Before upgrading, I used 1.29.3, the bug occurs on 1.30.0 with ACLK-NG.
I think my talk about the broken challenge was a red herring. I resolved it by reclaiming my agent again. The relevant part of the debug log seems to be the following:
Apr 05 21:24:40 nixos-laptop netdata[28626]: Attempting connection now
Apr 05 21:24:40 nixos-laptop netdata[28626]: Setting ACLK target host=app.netdata.cloud port=443 from https://app.netdata.cloud
Apr 05 21:24:40 nixos-laptop netdata[28626]: Retrieving challenge from cloud: app.netdata.cloud 443 /api/v1/auth/node/NODE_ID/challenge
Apr 05 21:25:41 nixos-laptop netdata[28626]: No response available - SSL_read()=0
Apr 05 21:25:41 nixos-laptop netdata[28626]: Challenge failed:
Apr 05 21:25:42 nixos-laptop netdata[28626]: [mqtt_wss] I: ws_client: Websocket Connection Accepted By Server
Apr 05 21:25:42 nixos-laptop netdata[28626]: [mqtt_wss] E: MQTT Connection refused "The data in the user name or password is malformed"
Apr 05 21:25:42 nixos-laptop netdata[28626]: [mqtt_wss] E: Error mqtt_sync
Apr 05 21:25:42 nixos-laptop netdata[28626]: [mqtt_wss] E: Error connecting to MQTT WSS server "app.netdata.cloud", port 443.
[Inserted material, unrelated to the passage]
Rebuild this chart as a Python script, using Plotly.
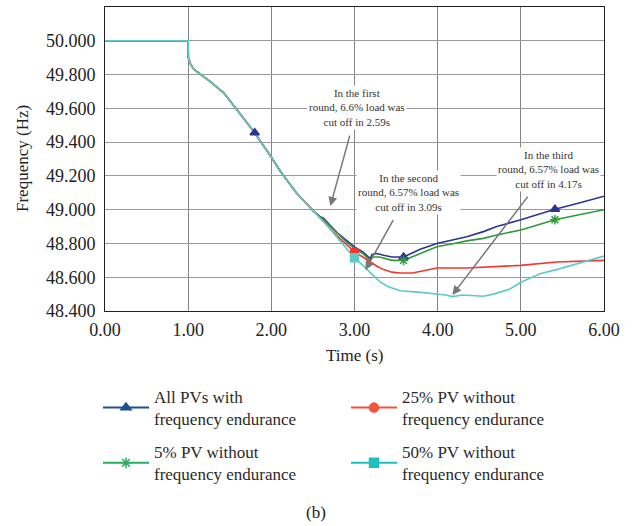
import plotly.graph_objects as go

# ---- data ----
t_common = [0.0, 1.0, 1.002, 1.03, 1.07, 1.15, 1.27, 1.43, 1.57, 1.80, 2.00, 2.11, 2.30, 2.51, 2.58]
f_common = [50.0, 50.0, 49.90, 49.86, 49.83, 49.80, 49.757, 49.69, 49.60, 49.455, 49.31, 49.226, 49.10, 48.99, 48.955]

t_all = [2.60, 2.63, 2.70, 2.80, 2.90, 3.00, 3.10, 3.19, 3.21, 3.27, 3.35, 3.45, 3.59, 3.79, 3.99, 4.20, 4.35, 4.55, 4.71, 5.00, 5.20, 5.41, 5.70, 6.00]
f_all = [48.955, 48.95, 48.91, 48.86, 48.82, 48.78, 48.75, 48.71, 48.735, 48.74, 48.73, 48.72, 48.72, 48.765, 48.80, 48.825, 48.84, 48.87, 48.90, 48.94, 48.97, 49.003, 49.04, 49.08]

t_5 = [2.60, 2.63, 2.70, 2.80, 2.90, 3.00, 3.10, 3.19, 3.22, 3.30, 3.45, 3.59, 3.79, 3.99, 4.20, 4.35, 4.55, 4.71, 5.00, 5.20, 5.41, 5.70, 6.00]
f_5 = [48.95, 48.945, 48.905, 48.855, 48.81, 48.77, 48.74, 48.70, 48.72, 48.72, 48.70, 48.70, 48.74, 48.78, 48.80, 48.815, 48.83, 48.85, 48.88, 48.91, 48.94, 48.97, 49.0]

t_25 = [2.60, 2.63, 2.70, 2.80, 2.90, 3.00, 3.10, 3.19, 3.27, 3.35, 3.45, 3.55, 3.70, 3.80, 3.99, 4.35, 4.63, 5.00, 5.43, 6.00]
f_25 = [48.945, 48.935, 48.89, 48.84, 48.795, 48.75, 48.72, 48.69, 48.665, 48.645, 48.63, 48.625, 48.625, 48.635, 48.655, 48.655, 48.66, 48.67, 48.69, 48.70]

t_50 = [2.70, 2.80, 2.90, 3.00, 3.10, 3.20, 3.30, 3.40, 3.55, 3.80, 4.00, 4.10, 4.17, 4.30, 4.45, 4.55, 4.67, 4.87, 5.00, 5.23, 5.43, 5.75, 6.00]
f_50 = [48.89, 48.83, 48.77, 48.715, 48.67, 48.62, 48.575, 48.545, 48.52, 48.51, 48.50, 48.495, 48.485, 48.495, 48.49, 48.487, 48.50, 48.53, 48.57, 48.62, 48.645, 48.69, 48.725]

names = ["All PVs with<br>frequency endurance", "25% PV without<br>frequency endurance",
         "5% PV without<br>frequency endurance", "50% PV without<br>frequency endurance"]
colors = ["#2b3596", "#f2382e", "#2f9a3c", "#5ccaca"]
legend_colors = ["#1f4f8f", "#f0553a", "#27ae60", "#20c0c0"]
symbols = ["triangle-up", "circle", "asterisk-open", "square"]

mk_all_t, mk_all_f = [1.80, 3.59, 5.41], [49.455, 48.72, 49.003]
mk_5_t, mk_5_f = [3.59, 5.41], [48.70, 48.94]
mk_25_t, mk_25_f = [3.00], [48.75]
mk_50_t, mk_50_f = [3.00], [48.715]

x_ticks = [0, 1, 2, 3, 4, 5, 6]
y_ticks = [48.4, 48.6, 48.8, 49.0, 49.2, 49.4, 49.6, 49.8, 50.0]

FONT = "Liberation Serif"

fig = go.Figure()
series = [
    (t_common[:-1] + t_all, f_common[:-1] + f_all, colors[0]),
    (t_common[:-1] + t_5, f_common[:-1] + f_5, colors[2]),
    (t_common[:-1] + t_25, f_common[:-1] + f_25, colors[1]),
    (t_common + t_50, f_common + f_50, colors[3]),
]
for tx, fy, c in series:
    fig.add_trace(go.Scatter(x=tx, y=fy, mode="lines", line=dict(color=c, width=1.6),
                             showlegend=False, hoverinfo="skip"))

markers = [
    (mk_all_t, mk_all_f, colors[0], symbols[0]),
    (mk_5_t, mk_5_f, colors[2], symbols[2]),
    (mk_25_t, mk_25_f, colors[1], symbols[1]),
    (mk_50_t, mk_50_f, colors[3], symbols[3]),
]
for tx, fy, c, s in markers:
    fig.add_trace(go.Scatter(x=tx, y=fy, mode="markers", showlegend=False, hoverinfo="skip",
                             marker=dict(color=c, symbol=s, size=8, line=dict(color=c, width=1.5))))

# legend entries: column 1 -> legend, column 2 -> legend2
legend_ids = ["legend", "legend2", "legend", "legend2"]
for i in range(4):
    fig.add_trace(go.Scatter(x=[None], y=[None], mode="lines+markers", name=names[i],
                             legend=legend_ids[i], legendgroup="g%d" % i,
                             line=dict(color=legend_colors[i], width=2),
                             marker=dict(color=legend_colors[i], symbol=symbols[i], size=9,
                                         line=dict(color=legend_colors[i], width=1.5))))

def px_to_t(x):
    return (x - 104.5) / 83.2

def px_to_f(y):
    return 50 - (y - 41) / 168.75

ann_font = dict(family=FONT, size=11, color="#333")
anns = [
    ("In the first<br>round, 6.6% load was<br>cut off in 2.59s", (357, 108), (330, 206)),
    ("In the second<br>round, 6.57% load was<br>cut off in 3.09s", (408, 193), (365, 270)),
    ("In the third<br>round, 6.57% load was<br>cut off in 4.17s", (548, 170), (452, 295)),
]
for txt, (tx, ty), (hx, hy) in anns:
    fig.add_annotation(x=px_to_t(hx), y=px_to_f(hy), ax=px_to_t(tx), ay=px_to_f(ty),
                       xref="x", yref="y", axref="x", ayref="y", text=txt, showarrow=True,
                       arrowhead=2, arrowsize=1.2, arrowwidth=1.5, arrowcolor="#777",
                       startstandoff=6, font=ann_font, bgcolor="white", align="center")

# axis titles and panel label (paper coords: plot spans x 105..604 px, y 7..311 px)
fig.add_annotation(x=(316 - 105) / 499, y=(311 - 512) / 304, xref="paper", yref="paper", text="(b)",
                   showarrow=False, xanchor="center", yanchor="middle",
                   font=dict(family=FONT, size=17, color="#222"))
fig.add_annotation(x=(354 - 105) / 499, y=(311 - 355) / 304, xref="paper", yref="paper", text="Time (s)",
                   showarrow=False, xanchor="center", yanchor="middle",
                   font=dict(family=FONT, size=17, color="#222"))
fig.add_annotation(x=(22 - 105) / 499, y=0.5, xref="paper", yref="paper", text="Frequency (Hz)",
                   showarrow=False, xanchor="center", yanchor="middle", textangle=-90,
                   font=dict(family=FONT, size=17, color="#222"))

leg_common = dict(orientation="v", xref="container", yref="container", xanchor="left", yanchor="top",
                  font=dict(family=FONT, size=17, color="#2a2a2a"), traceorder="grouped",
                  tracegroupgap=8, itemwidth=46, bgcolor="rgba(0,0,0,0)")
fig.update_layout(
    width=632, height=526,
    margin=dict(l=105, r=28, t=7, b=215, autoexpand=False),
    paper_bgcolor="white", plot_bgcolor="white",
    font=dict(family=FONT, size=17, color="#222"),
    legend=dict(x=98 / 632, y=1 - 379 / 526, **leg_common),
    legend2=dict(x=346 / 632, y=1 - 379 / 526, **leg_common),
)
fig.update_xaxes(range=[0, 6], tickvals=x_ticks, tickformat=".2f", showgrid=True,
                 gridcolor="#858585", gridwidth=1, showline=True, linecolor="#222", mirror=True,
                 ticks="", automargin=False, ticklabelstandoff=2,
                 tickfont=dict(family=FONT, size=18), zeroline=False)
fig.update_yaxes(range=[48.4, 50.2], tickvals=y_ticks, tickformat=".3f", showgrid=True,
                 gridcolor="#9a9a9a", gridwidth=1, showline=True, linecolor="#222", mirror=True,
                 ticks="", automargin=False, ticklabelstandoff=5,
                 tickfont=dict(family=FONT, size=18), zeroline=False)

fig.write_html("out.html", config={"displayModeBar": False},
               post_script="document.body.style.margin='0px';")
Apr 05 21:25:42 nixos-laptop netdata[28626]: Connect failed
Apr 05 21:25:42 nixos-laptop netdata[28626]: Wait before attempting to reconnect in 1.837 seconds
I have built Netdata without using the provided installer script, so maybe this is an issue with OpenSSL or another library? (Although I have also tried building with an older version of OpenSSL and also LibreSSL). Should I open an issue about this?
Just to clarify here the problem seems to be the failed challenge (e.g. issue with the HTTP client used to do the challenge/reponse before MQTT connection is made)